REPUBLIKA.CO.ID, JAKARTA - Tuduhan indikasi mark up terkait rencana pembelian enam unit pesawat tempur Sukhoi tipe SU-30MK2 dari pemerintah Rusia dibantah oleh Menteri Pertahanan, Purnomo Yusgiantoro. Ia menegaskan pilihan menggunakan kredit ekspor karena pemerintah tidak ingin ada pinjaman yang mengikat.
‘’Kami menghindari hal itu. Kami harus melihat flesksibilitas pinjaman tersebut. Apakah mengikat atau tidak, menyulitkan kita atau tidak." katanya di Gedung DPR, Jakarta, Senin (19/3). Diskresi masalah pinjaman Sukhoi, ujarnya, di Kementerian Keuangan cq Ditjen Pengelolaan Hutang Negara,’’ katanya di gedung DPR, Jakarta, Senin (19/3).
Sebelumnya, kementerian pertahanan mendapatkan banyak tekanan terkait pembelian enam unit Sukhoi menggunakan mekanisme kredit ekspor yang lebih mahal. Bukan fasilitas state loan yang telah disediakan oleh Pemerintah Federasi Rusia sebesar satu miliar dolar AS.
Menurut Purnomo, rencana pembayaran pembelian enam buah pesawat melalui agen Rosoborontexport asal Rusia ini, dinilai akan lebih efektif dan efisien dengan menggunakan kredit ekspor atau state kredit milik Indonesia.
Dengan mekanisme kredit ekspor, pemerintah bisa lebih memberdayakan keuangan dalam negeri. berbeda dengan menggunakan fasilitas kredit dari negara lain yang dikhawatirkan dapat mengganggu kedaulatan bangsa.
‘’Karena kita akan didikte untuk segala hal. Makanya, hal ini tolong dilihat dan bisa dijadikan dijadikan pertimbangan,’’ jelas dia.
Apalagi, tambahnya, saat ini perekonomian Indonesia sedang dalam kondisi yang bagus.
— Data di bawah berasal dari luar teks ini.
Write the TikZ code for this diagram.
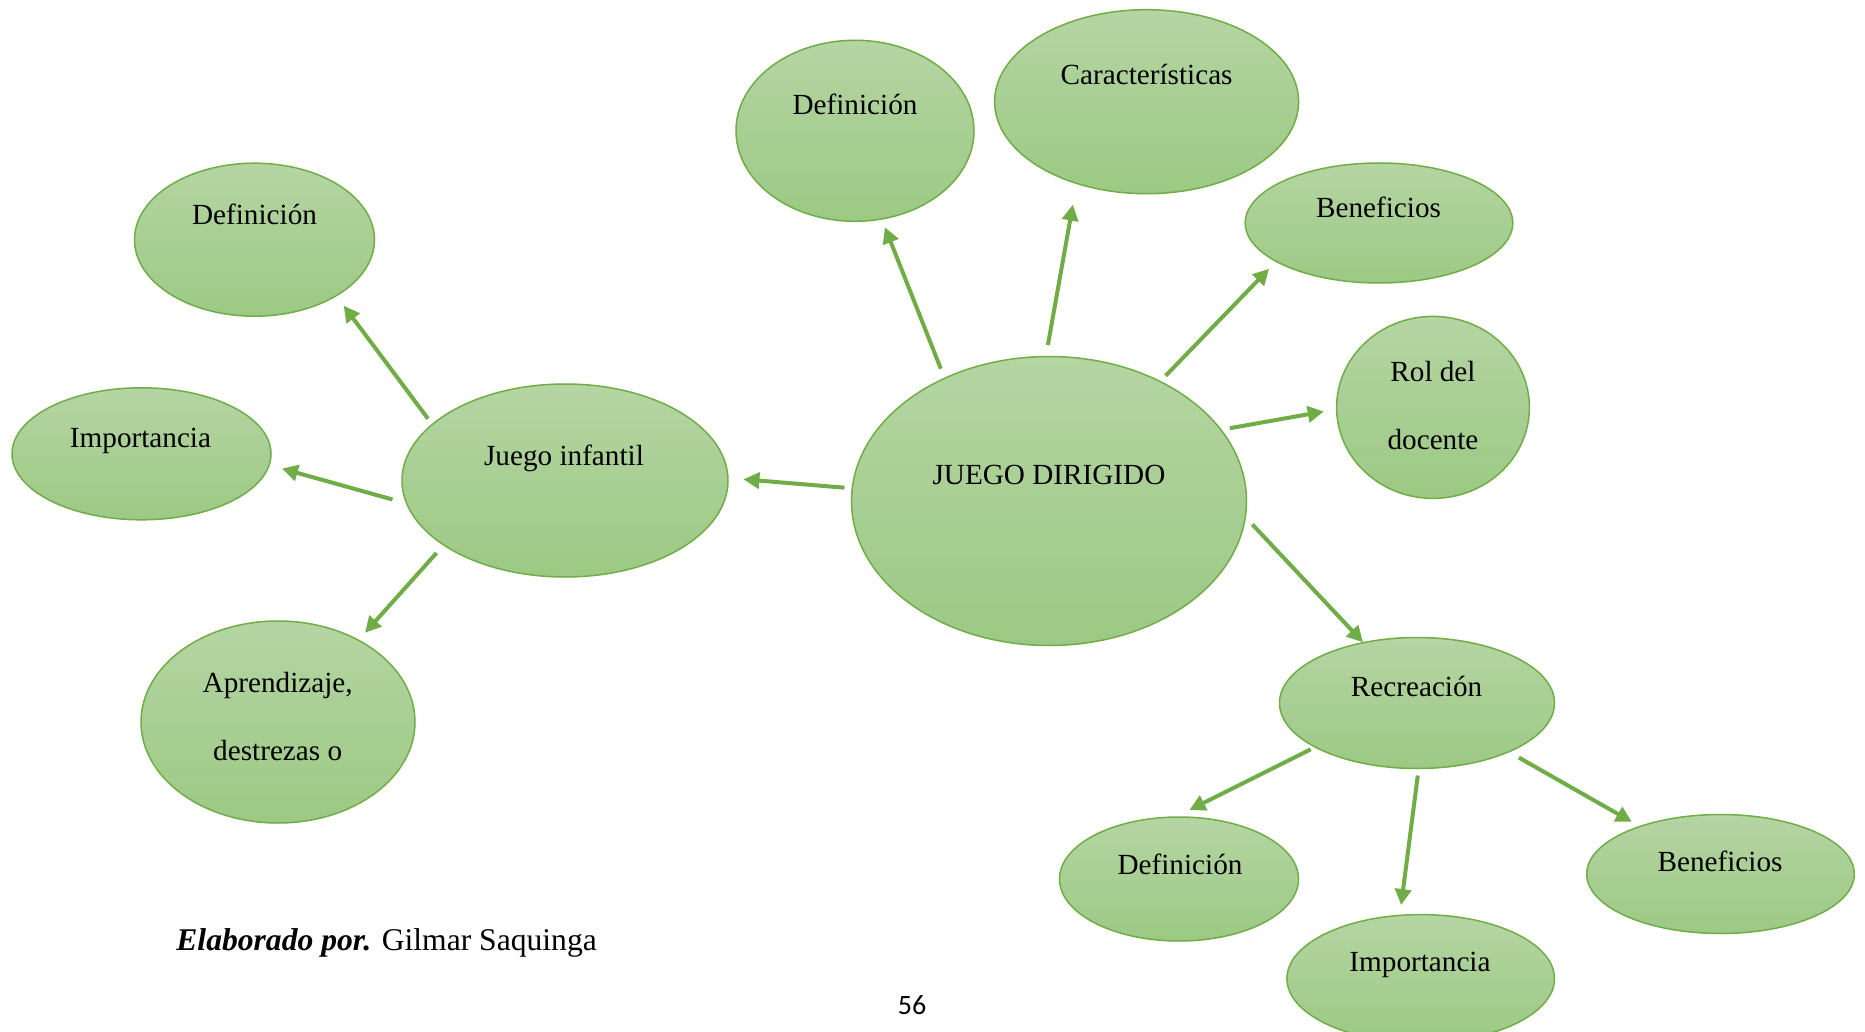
\documentclass[tikz,border=0pt]{standalone}
\usepackage{fontspec}
\setmainfont{Liberation Serif}
\newfontfamily\pagefont{Carlito}
\usetikzlibrary{shapes.geometric,arrows.meta,calc}
\definecolor{grn}{RGB}{112,173,71}
\definecolor{gtop}{RGB}{181,213,163}
\definecolor{gbot}{RGB}{156,201,132}
\tikzset{
  bub/.style={ellipse, draw=grn, line width=0.75pt, top color=gtop, bottom color=gbot, inner sep=0pt},
  lbl/.style={anchor=base, inner sep=0pt, font=\fontsize{14.6}{34}\selectfont},
  arr/.style={draw=grn, line width=2pt, -{Triangle[length=8pt,width=8pt]}},
}
\newcommand{\twoline}[2]{\begin{tabular}[t]{@{}c@{}}#1\\#2\end{tabular}}
\begin{document}
\begin{tikzpicture}[x=0.5pt,y=-0.5pt]
\clip (0,0) rectangle (1865,1032);
\fill[white] (0,0) rectangle (1865,1032);
% ellipses
\node[bub, minimum width=197.5pt, minimum height=144.5pt] (jd) at (1049,501) {};
\node[bub, minimum width=163pt, minimum height=96.5pt] (ji) at (565,480.5) {};
\node[bub, minimum width=120pt, minimum height=76.5pt] (defl) at (254.5,239.7) {};
\node[bub, minimum width=129.5pt, minimum height=66pt] (impl) at (141.5,453.8) {};
\node[bub, minimum width=137pt, minimum height=101pt] (apr) at (278,722) {};
\node[bub, minimum width=119pt, minimum height=90.5pt] (deft) at (855,130.8) {};
\node[bub, minimum width=152pt, minimum height=92pt] (car) at (1146.6,101.7) {};
\node[bub, minimum width=133.8pt, minimum height=60pt] (bent) at (1379,223) {};
\node[bub, minimum width=96.4pt, minimum height=91pt] (rol) at (1433,407.4) {};
\node[bub, minimum width=137.5pt, minimum height=65.5pt] (rec) at (1417,703) {};
\node[bub, minimum width=119.5pt, minimum height=62pt] (defb) at (1179,879) {};
\node[bub, minimum width=133.8pt, minimum height=64pt] (impb) at (1420.7,978.6) {};
\node[bub, minimum width=133.8pt, minimum height=59.5pt] (benb) at (1720.5,874) {};
% labels
\node[lbl] (tjd) at (1049,485) {JUEGO DIRIGIDO};
\node[lbl] (tji) at (564,465.5) {Juego infantil};
\node[lbl] (tdefl) at (254.5,225) {Definición};
\node[lbl] (timpl) at (140.5,447.7) {Importancia};
\node[lbl] (tapr) at (277.7,692) {\twoline{Aprendizaje,}{destrezas o}};
\node[lbl] (tdeft) at (855,114.7) {Definición};
\node[lbl] (tcar) at (1146.6,85) {Características};
\node[lbl] (tbent) at (1378.5,218) {Beneficios};
\node[lbl] (trol) at (1433,382) {\twoline{Rol del}{docente}};
\node[lbl] (trec) at (1416.6,696) {Recreación};
\node[lbl] (tdefb) at (1180,874.7) {Definición};
\node[lbl] (timpb) at (1420,971) {Importancia};
\node[lbl] (tbenb) at (1720,871) {Beneficios};
% arrows
\draw[arr] ($(jd)+(-204.5,-13.3)$) -- ($(ji)+(178.4,-1.2)$);
\draw[arr] ($(jd)+(-108.2,-132.3)$) -- ($(deft)+(29.9,96.4)$);
\draw[arr] ($(jd)+(-1.1,-156)$) -- ($(car)+(-73.7,102.9)$);
\draw[arr] ($(jd)+(116.6,-125.2)$) -- ($(bent)+(-109.9,45.8)$);
\draw[arr] ($(jd)+(180.8,-72.8)$) -- ($(rol)+(-109.2,4.1)$);
\draw[arr] ($(jd)+(203.4,23.5)$) -- ($(rec)+(-54,-60.7)$);
\draw[arr] ($(ji)+(-137,-61.8)$) -- ($(defl)+(89.2,66)$);
\draw[arr] ($(ji)+(-172.5,19)$) -- ($(impl)+(140.4,14.8)$);
\draw[arr] ($(ji)+(-128.5,72.5)$) -- ($(apr)+(87,-89.2)$);
\draw[arr] ($(rec)+(-106.3,46.3)$) -- ($(defb)+(10.4,-69)$);
\draw[arr] ($(rec)+(0.8,72.5)$) -- ($(impb)+(-19.6,-73.5)$);
\draw[arr] ($(rec)+(101.9,54.6)$) -- ($(benb)+(-88.6,-52.1)$);
% footer
\node[anchor=base west, inner sep=0pt, font=\fontsize{15.8}{19}\selectfont] (elab) at (176,950) {\textbf{\textit{Elaborado por.}} Gilmar Saquinga};
\node[anchor=base, inner sep=0pt, font=\pagefont\fontsize{14}{17}\selectfont] (pg) at (912,1014) {56};
\end{tikzpicture}
\end{document}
Sehingga, ada keinginan dari pemerintah untuk menggunakan konten lokal. Dalam konteks ini, berupa sindikasi perbankan nasional dalam pembelian pesawat Sukhoi.
Ia pun menegaskan kalau kementerian pertahanan tidak pernah menunjuk agen seperti diindikasikan oleh beberapa LSM. ‘’Perjanjian kita adalah dengan pemerintah Rusia yang menunjuk Rosoborontexport, agen untuk pembelian pesawat Sukhoi. Kalau ada agen-agen lain, kami tidak pernah mengadakan deal dengan agen tersebut,’’ tambah dia.